→ The exercise:
Restate each of the lines given below, word for word.

→ Data excerpt:
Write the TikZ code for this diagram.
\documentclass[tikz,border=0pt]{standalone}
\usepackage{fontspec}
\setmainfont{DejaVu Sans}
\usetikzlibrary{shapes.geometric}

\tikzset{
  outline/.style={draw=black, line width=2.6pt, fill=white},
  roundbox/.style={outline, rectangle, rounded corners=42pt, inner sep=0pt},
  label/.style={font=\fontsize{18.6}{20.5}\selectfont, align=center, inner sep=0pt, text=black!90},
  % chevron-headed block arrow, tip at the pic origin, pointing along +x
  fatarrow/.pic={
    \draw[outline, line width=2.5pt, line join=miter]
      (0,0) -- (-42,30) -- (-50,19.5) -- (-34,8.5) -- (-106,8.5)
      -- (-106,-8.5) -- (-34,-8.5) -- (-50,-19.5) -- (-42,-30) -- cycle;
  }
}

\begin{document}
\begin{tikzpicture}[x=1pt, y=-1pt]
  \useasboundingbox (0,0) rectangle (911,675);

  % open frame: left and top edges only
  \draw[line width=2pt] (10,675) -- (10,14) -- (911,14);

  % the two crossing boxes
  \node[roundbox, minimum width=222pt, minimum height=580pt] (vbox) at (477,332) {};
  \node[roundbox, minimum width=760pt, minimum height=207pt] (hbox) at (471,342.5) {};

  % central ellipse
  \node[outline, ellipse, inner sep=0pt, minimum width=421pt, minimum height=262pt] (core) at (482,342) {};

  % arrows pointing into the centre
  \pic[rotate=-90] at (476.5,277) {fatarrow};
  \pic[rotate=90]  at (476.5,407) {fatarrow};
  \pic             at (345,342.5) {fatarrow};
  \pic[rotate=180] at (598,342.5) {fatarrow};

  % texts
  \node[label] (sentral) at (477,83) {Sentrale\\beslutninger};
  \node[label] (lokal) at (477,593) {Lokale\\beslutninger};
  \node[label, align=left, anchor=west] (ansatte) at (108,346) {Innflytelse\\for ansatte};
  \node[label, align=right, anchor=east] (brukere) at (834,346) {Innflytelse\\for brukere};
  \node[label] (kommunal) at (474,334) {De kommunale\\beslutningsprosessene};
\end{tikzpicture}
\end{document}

→ Complete response:
Write the TikZ code for this diagram.
\documentclass[tikz,border=0pt]{standalone}
\usepackage{fontspec}
\setmainfont{DejaVu Sans}
\usetikzlibrary{shapes.geometric}

\tikzset{
  outline/.style={draw=black, line width=2.6pt, fill=white},
  roundbox/.style={outline, rectangle, rounded corners=42pt, inner sep=0pt},
  label/.style={font=\fontsize{18.6}{20.5}\selectfont, align=center, inner sep=0pt, text=black!90},
  % chevron-headed block arrow, tip at the pic origin, pointing along +x
  fatarrow/.pic={
    \draw[outline, line width=2.5pt, line join=miter]
      (0,0) -- (-42,30) -- (-50,19.5) -- (-34,8.5) -- (-106,8.5)
      -- (-106,-8.5) -- (-34,-8.5) -- (-50,-19.5) -- (-42,-30) -- cycle;
  }
}

\begin{document}
\begin{tikzpicture}[x=1pt, y=-1pt]
  \useasboundingbox (0,0) rectangle (911,675);

  % open frame: left and top edges only
  \draw[line width=2pt] (10,675) -- (10,14) -- (911,14);

  % the two crossing boxes
  \node[roundbox, minimum width=222pt, minimum height=580pt] (vbox) at (477,332) {};
  \node[roundbox, minimum width=760pt, minimum height=207pt] (hbox) at (471,342.5) {};

  % central ellipse
  \node[outline, ellipse, inner sep=0pt, minimum width=421pt, minimum height=262pt] (core) at (482,342) {};

  % arrows pointing into the centre
  \pic[rotate=-90] at (476.5,277) {fatarrow};
  \pic[rotate=90]  at (476.5,407) {fatarrow};
  \pic             at (345,342.5) {fatarrow};
  \pic[rotate=180] at (598,342.5) {fatarrow};

  % texts
  \node[label] (sentral) at (477,83) {Sentrale\\beslutninger};
  \node[label] (lokal) at (477,593) {Lokale\\beslutninger};
  \node[label, align=left, anchor=west] (ansatte) at (108,346) {Innflytelse\\for ansatte};
  \node[label, align=right, anchor=east] (brukere) at (834,346) {Innflytelse\\for brukere};
  \node[label] (kommunal) at (474,334) {De kommunale\\beslutningsprosessene};
\end{tikzpicture}
\end{document}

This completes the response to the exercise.